Apple To Allow Third-Party Payments For 1st Time In South Korea
Apple will allow alternative payment systems in South Korea in compliance with a new local law that bans app store operators from forcing their own in-app payment systems, the country’s telecommunications regulator said on Tuesday.
The move came as a new law went into effect in the country in September last year, restricting app store operators, such as Google and Apple, from forcing their in-app payment systems on developers.
In November, Google pledged to provide an alternative payment system on its app store in South Korea at a slightly reduced service charge in an apparent move to abide by the country’s new law.
Apple said it plans to provide an alternative payment system at a reduced service charge compared with the current 30 percent charge, as the tech giant turned in its compliance plans to the Korea Communications Commission (KCC), reports Yonhap news agency.
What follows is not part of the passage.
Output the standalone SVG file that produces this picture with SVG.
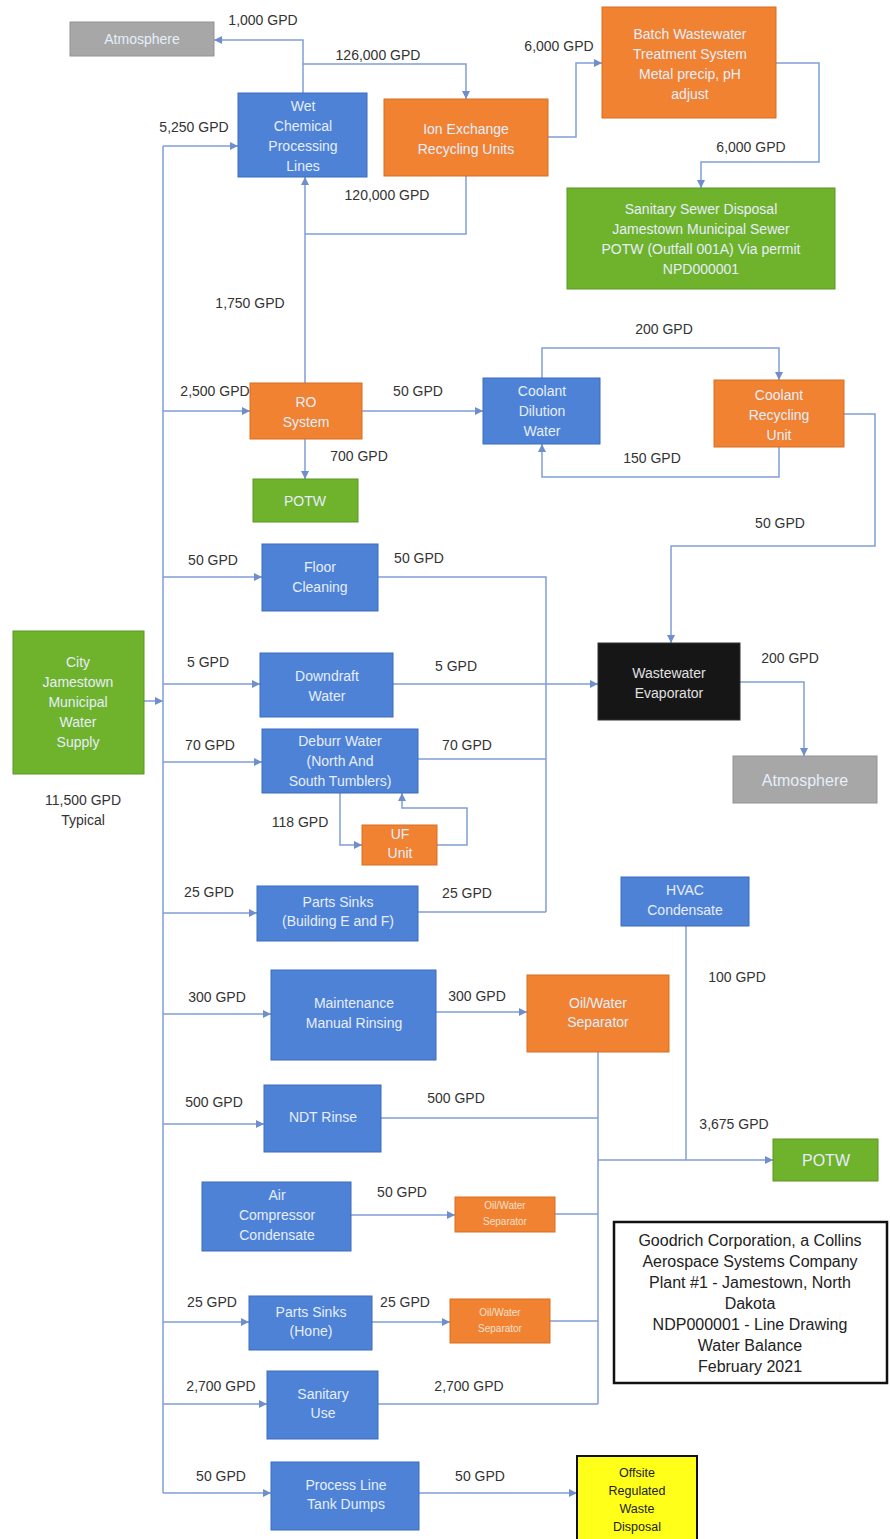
<svg xmlns="http://www.w3.org/2000/svg" width="890" height="1539" viewBox="0 0 890 1539">
<defs>
<marker id="arr" markerWidth="9" markerHeight="8" refX="8" refY="4" orient="auto" markerUnits="userSpaceOnUse">
<path d="M0,0 L8,4 L0,8 z" fill="#6f8fcc"/>
</marker>
<style>
text{font-family:"Liberation Sans",Arial,sans-serif;dominant-baseline:central;text-anchor:middle}
.lbl{font-size:14px;fill:#333}
.nt{font-size:14px;fill:#e6eefb}
.ns{font-size:10px;fill:#f6e0cc}
.blue{fill:#4e82d6;stroke:#3d6cbd;stroke-width:1}
.orange{fill:#f08232;stroke:#d86f22;stroke-width:1}
.green{fill:#6fb22c;stroke:#5a9621;stroke-width:1}
.gray{fill:#a7a7a7;stroke:#939393;stroke-width:1}
.black{fill:#161616;stroke:#333;stroke-width:1}
.yellow{fill:#ffff1a;stroke:#111;stroke-width:2}
.title{fill:#fff;stroke:#111;stroke-width:2.5}
.tt{font-size:16px;fill:#222}
.yt{font-size:12.5px;fill:#222}
.c{fill:none;stroke:#7f9fd6;stroke-width:1.5}
.a{marker-end:url(#arr)}
</style>
</defs>
<rect width="890" height="1539" fill="#fff"/>

<g id="connectors">
<path class="c a" d="M144,701 H163"/>
<path class="c" d="M163,146 V1493"/>
<path class="c a" d="M163,146 H238"/>
<path class="c a" d="M303,93 V40 H214"/>
<path class="c a" d="M303,64 H466 V99"/>
<path class="c" d="M466,176 V234 H305"/>
<path class="c a" d="M305,383 V177"/>
<path class="c a" d="M548,137 H576 V63 H602"/>
<path class="c a" d="M776,63 H819 V162 H701 V188"/>
<path class="c a" d="M163,411 H250"/>
<path class="c a" d="M305,439 V479"/>
<path class="c a" d="M362,411 H483"/>
<path class="c a" d="M542,378 V348 H779 V380"/>
<path class="c a" d="M779,447 V477 H542 V444"/>
<path class="c a" d="M844,414 H875 V546 H671 V643"/>
<path class="c a" d="M163,577 H262"/>
<path class="c" d="M378,577 H546 V912"/>
<path class="c a" d="M163,684 H260"/>
<path class="c a" d="M393,684 H598"/>
<path class="c a" d="M163,762 H262"/>
<path class="c" d="M418,759 H546"/>
<path class="c a" d="M340,793 V845 H362"/>
<path class="c a" d="M437,845 H467 V808 H402 V793"/>
<path class="c a" d="M163,913 H257"/>
<path class="c" d="M418,912 H546"/>
<path class="c a" d="M740,682 H804 V756"/>
<path class="c a" d="M163,1014 H271"/>
<path class="c a" d="M436,1012 H527"/>
<path class="c" d="M598,1052 V1404"/>
<path class="c a" d="M163,1124 H264"/>
<path class="c" d="M381,1118 H598"/>
<path class="c" d="M686,926 V1160"/>
<path class="c a" d="M598,1160 H773"/>
<path class="c a" d="M351,1215 H455"/>
<path class="c" d="M555,1214 H598"/>
<path class="c a" d="M163,1322 H249"/>
<path class="c a" d="M372,1322 H450"/>
<path class="c" d="M550,1321 H598"/>
<path class="c a" d="M163,1404 H267"/>
<path class="c" d="M378,1404 H598"/>
<path class="c a" d="M163,1493 H271"/>
<path class="c a" d="M419,1493 H577"/>
</g>

<g id="labels">
<text class="lbl" x="263" y="20">1,000 GPD</text>
<text class="lbl" x="378" y="55">126,000 GPD</text>
<text class="lbl" x="194" y="127">5,250 GPD</text>
<text class="lbl" x="387" y="195">120,000 GPD</text>
<text class="lbl" x="559" y="46">6,000 GPD</text>
<text class="lbl" x="751" y="147">6,000 GPD</text>
<text class="lbl" x="250" y="303">1,750 GPD</text>
<text class="lbl" x="215" y="391">2,500 GPD</text>
<text class="lbl" x="418" y="391">50 GPD</text>
<text class="lbl" x="359" y="456">700 GPD</text>
<text class="lbl" x="664" y="329">200 GPD</text>
<text class="lbl" x="652" y="458">150 GPD</text>
<text class="lbl" x="780" y="523">50 GPD</text>
<text class="lbl" x="213" y="560">50 GPD</text>
<text class="lbl" x="419" y="558">50 GPD</text>
<text class="lbl" x="208" y="662">5 GPD</text>
<text class="lbl" x="456" y="666">5 GPD</text>
<text class="lbl" x="210" y="745">70 GPD</text>
<text class="lbl" x="467" y="745">70 GPD</text>
<text class="lbl" x="300" y="822">118 GPD</text>
<text class="lbl" x="209" y="892">25 GPD</text>
<text class="lbl" x="467" y="893">25 GPD</text>
<text class="lbl" x="790" y="658">200 GPD</text>
<text class="lbl" x="737" y="977">100 GPD</text>
<text class="lbl" x="734" y="1124">3,675 GPD</text>
<text class="lbl" x="217" y="997">300 GPD</text>
<text class="lbl" x="477" y="996">300 GPD</text>
<text class="lbl" x="214" y="1102">500 GPD</text>
<text class="lbl" x="456" y="1098">500 GPD</text>
<text class="lbl" x="402" y="1192">50 GPD</text>
<text class="lbl" x="212" y="1302">25 GPD</text>
<text class="lbl" x="405" y="1302">25 GPD</text>
<text class="lbl" x="221" y="1386">2,700 GPD</text>
<text class="lbl" x="469" y="1386">2,700 GPD</text>
<text class="lbl" x="221" y="1476">50 GPD</text>
<text class="lbl" x="480" y="1476">50 GPD</text>
<text class="lbl" x="83" y="800">11,500 GPD</text>
<text class="lbl" x="83" y="820">Typical</text>
</g>

<g id="atmosphere-top"><rect class="gray" x="70" y="22" width="144" height="34"/><text class="nt" x="142" y="39">Atmosphere</text></g>
<g id="wet-chemical"><rect class="blue" x="238" y="93" width="129" height="84"/>
<text class="nt" x="303" y="106">Wet</text><text class="nt" x="303" y="126">Chemical</text><text class="nt" x="303" y="146">Processing</text><text class="nt" x="303" y="166">Lines</text></g>
<g id="ion-exchange"><rect class="orange" x="384" y="99" width="164" height="77"/>
<text class="nt" x="466" y="129">Ion Exchange</text><text class="nt" x="466" y="149">Recycling Units</text></g>
<g id="batch-wastewater"><rect class="orange" x="602" y="7" width="174" height="111"/>
<text class="nt" x="690" y="34">Batch Wastewater</text><text class="nt" x="690" y="54">Treatment System</text><text class="nt" x="690" y="74">Metal precip, pH</text><text class="nt" x="690" y="94">adjust</text></g>
<g id="sanitary-sewer"><rect class="green" x="567" y="188" width="268" height="101"/>
<text class="nt" x="701" y="209">Sanitary Sewer Disposal</text><text class="nt" x="701" y="229">Jamestown Municipal Sewer</text><text class="nt" x="701" y="249">POTW (Outfall 001A) Via permit</text><text class="nt" x="701" y="269">NPD000001</text></g>
<g id="ro-system"><rect class="orange" x="250" y="383" width="112" height="56"/>
<text class="nt" x="306" y="402">RO</text><text class="nt" x="306" y="422">System</text></g>
<g id="potw-ro"><rect class="green" x="253" y="479" width="105" height="43"/><text class="nt" x="305" y="501">POTW</text></g>
<g id="floor-cleaning"><rect class="blue" x="262" y="544" width="116" height="67"/>
<text class="nt" x="320" y="567">Floor</text><text class="nt" x="320" y="587">Cleaning</text></g>
<g id="coolant-dilution"><rect class="blue" x="483" y="378" width="117" height="66"/>
<text class="nt" x="542" y="391">Coolant</text><text class="nt" x="542" y="411">Dilution</text><text class="nt" x="542" y="431">Water</text></g>
<g id="coolant-recycling"><rect class="orange" x="714" y="380" width="130" height="67"/>
<text class="nt" x="779" y="395">Coolant</text><text class="nt" x="779" y="415">Recycling</text><text class="nt" x="779" y="435">Unit</text></g>
<g id="city-supply"><rect class="green" x="13" y="631" width="131" height="143"/>
<text class="nt" x="78" y="662">City</text><text class="nt" x="78" y="682">Jamestown</text><text class="nt" x="78" y="702">Municipal</text><text class="nt" x="78" y="722">Water</text><text class="nt" x="78" y="742">Supply</text></g>
<g id="downdraft"><rect class="blue" x="260" y="653" width="133" height="64"/>
<text class="nt" x="327" y="676">Downdraft</text><text class="nt" x="327" y="696">Water</text></g>
<g id="deburr"><rect class="blue" x="262" y="729" width="156" height="64"/>
<text class="nt" x="340" y="741">Deburr Water</text><text class="nt" x="340" y="761">(North And</text><text class="nt" x="340" y="781">South Tumblers)</text></g>
<g id="uf-unit"><rect class="orange" x="362" y="825" width="75" height="40"/>
<text class="nt" x="400" y="834">UF</text><text class="nt" x="400" y="853">Unit</text></g>
<g id="parts-sinks-ef"><rect class="blue" x="257" y="886" width="161" height="55"/>
<text class="nt" x="338" y="902">Parts Sinks</text><text class="nt" x="338" y="921">(Building E and F)</text></g>
<g id="evaporator"><rect class="black" x="598" y="643" width="142" height="77"/>
<text class="nt" x="669" y="673" style="fill:#e0e0e0">Wastewater</text><text class="nt" x="669" y="693" style="fill:#e0e0e0">Evaporator</text></g>
<g id="atmosphere-right"><rect class="gray" x="733" y="756" width="144" height="47"/><text class="nt" x="805" y="780" style="font-size:16px">Atmosphere</text></g>
<g id="hvac"><rect class="blue" x="621" y="877" width="128" height="49"/>
<text class="nt" x="685" y="890">HVAC</text><text class="nt" x="685" y="910">Condensate</text></g>
<g id="maintenance"><rect class="blue" x="271" y="970" width="165" height="90"/>
<text class="nt" x="354" y="1003">Maintenance</text><text class="nt" x="354" y="1023">Manual Rinsing</text></g>
<g id="oil-water-main"><rect class="orange" x="527" y="975" width="142" height="77"/>
<text class="nt" x="598" y="1003">Oil/Water</text><text class="nt" x="598" y="1022">Separator</text></g>
<g id="ndt-rinse"><rect class="blue" x="264" y="1085" width="117" height="67"/><text class="nt" x="323" y="1117">NDT Rinse</text></g>
<g id="air-compressor"><rect class="blue" x="202" y="1182" width="149" height="69"/>
<text class="nt" x="277" y="1195">Air</text><text class="nt" x="277" y="1215">Compressor</text><text class="nt" x="277" y="1235">Condensate</text></g>
<g id="oil-water-1"><rect class="orange" x="455" y="1197" width="100" height="35"/>
<text class="ns" x="505" y="1205">Oil/Water</text><text class="ns" x="505" y="1221">Separator</text></g>
<g id="potw-right"><rect class="green" x="773" y="1139" width="105" height="42"/><text class="nt" x="826" y="1160" style="font-size:16px">POTW</text></g>
<g id="parts-sinks-hone"><rect class="blue" x="249" y="1296" width="123" height="54"/>
<text class="nt" x="311" y="1312">Parts Sinks</text><text class="nt" x="311" y="1331">(Hone)</text></g>
<g id="oil-water-2"><rect class="orange" x="450" y="1299" width="100" height="44"/>
<text class="ns" x="500" y="1312">Oil/Water</text><text class="ns" x="500" y="1328">Separator</text></g>
<g id="sanitary-use"><rect class="blue" x="267" y="1371" width="111" height="68"/>
<text class="nt" x="323" y="1394">Sanitary</text><text class="nt" x="323" y="1413">Use</text></g>
<g id="process-line"><rect class="blue" x="271" y="1462" width="148" height="68"/>
<text class="nt" x="346" y="1485">Process Line</text><text class="nt" x="346" y="1504">Tank Dumps</text></g>
<g id="offsite"><rect class="yellow" x="577" y="1456" width="120" height="90"/>
<text class="yt" x="637" y="1473">Offsite</text><text class="yt" x="637" y="1491">Regulated</text><text class="yt" x="637" y="1509">Waste</text><text class="yt" x="637" y="1527">Disposal</text></g>
<g id="title-box"><rect class="title" x="614" y="1222" width="273" height="161"/>
<text class="tt" x="750" y="1240">Goodrich Corporation, a Collins</text>
<text class="tt" x="750" y="1261">Aerospace Systems Company</text>
<text class="tt" x="750" y="1282">Plant #1 - Jamestown, North</text>
<text class="tt" x="750" y="1303">Dakota</text>
<text class="tt" x="750" y="1324">NDP000001 - Line Drawing</text>
<text class="tt" x="750" y="1345">Water Balance</text>
<text class="tt" x="750" y="1366">February 2021</text>
</g>
</svg>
The company did not provide the exact date of when the policy will take effect or the service fee to be applied but said it plans to discuss with the KCC further details.
“We look forward to working with the KCC and our developer community on a solution that benefits our Korean users,” Apple said in a statement.
“Apple has a great deal of respect for Korea’s laws and a strong history of collaboration with the country’s talented app developers. Our work will always be guided by keeping the App Store a safe and trusted place for our users to download the apps they love,” it added.
The KCC earlier announced app store operators will face a fine for forcing developers to use their own in-app payment systems.
South Korea was the first country to introduce such curbs on global giants’ in-app billing policies, which have been increasingly under scrutiny around the world.